The Hermit

the.hermit

In the Tarot the Hermit stand alone on the top of a mountain with lantern held out to see and to illuminate. He is both student and teacher and he tells us that the answers we seek can be found within.

The card has two basic meanings;

First; the need to withdraw from society to become comfortable with himself.
Second; the return from isolation to share knowledge with others.

Several years ago I decided to withdraw from the world. There were many reasons for doing this. Some of them were valid. Most were not.

One of the biggest reasons I did this is because being alone hurt. It hurt so much that I became a hermit. Funny animals us humans; we withdraw when we feel alone.

I’d like to tell you that in those years I became wise, all-seeing, all-knowing, but I did not. What I did do is learn much about myself. Where I came from and how that affected who I am. How to reconcile my life experiences with where I was physically, mentally, emotionally, spiritually.

When I raised my lantern on those things that shaped me, there were things that came into focus that made me uncomfortable and though they initially made me want to remain in isolation they also became the things that drew me out of it. By examining each act of rage or insolence or passion or love or joy or whatever, without passing judgment, neither good nor bad, but simply as a thing that happened or that I did, I was able to gain a clearer image of who I was and, more importantly, who I was not.

In that process I learned one simple truth: If you want to be who you are meant to be you must first stop being who you are.

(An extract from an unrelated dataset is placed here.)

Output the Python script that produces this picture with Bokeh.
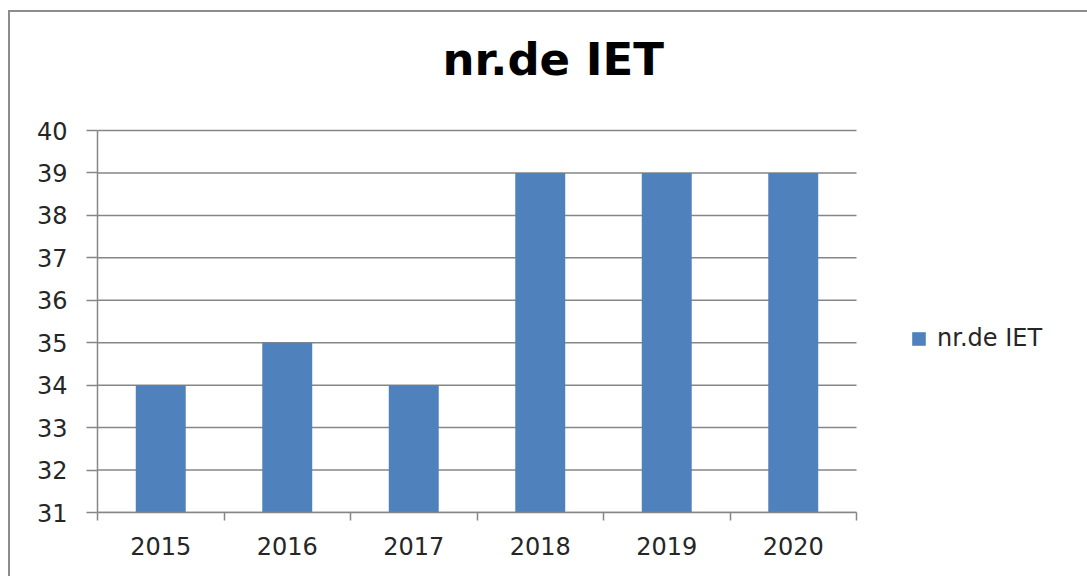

Once I gained that clearer view I began the excruciating and liberating job of dismantling who I was and recreating who I was meant to be. I say “recreating” because I have come to believe that we are born exactly who we are meant to be and life, doing what it does best, getting in the way of living, rewrites that person. We may be raised or live in a way that is destructive and damaging or make mistakes or have experiences that reshape that person, but that original person, the ego-free infant with no concept of time or space or tragedy or love or hate or pain, remains at our core. Always there vying for our attention. Waiting to be realized.

This process is never ending. I am complete and whole but my work, examining and re-examining and freeing those parts of myself locked away and learning to become a better person, will never be done.

I chose to release myself from the isolation last fall. For me the process took seven years. It was long and painful and lonelier than I can possibly express but it was worth it. I am beginning to realize that person I was born as. Become the person you see now. I like this person.

This is not the only way to become a fully realized human. Not even close. It was my way and the methods I chose ran a high risk of failure so I won’t share those methods but for me they were worth the risk.

What I will tell you is that it came down to this one thing: Courage.

If you are not who you want to be all it takes is the courage to forget who you have pretended to be. There is nothing more liberating than being yourself.

I hope your own journey brings you home.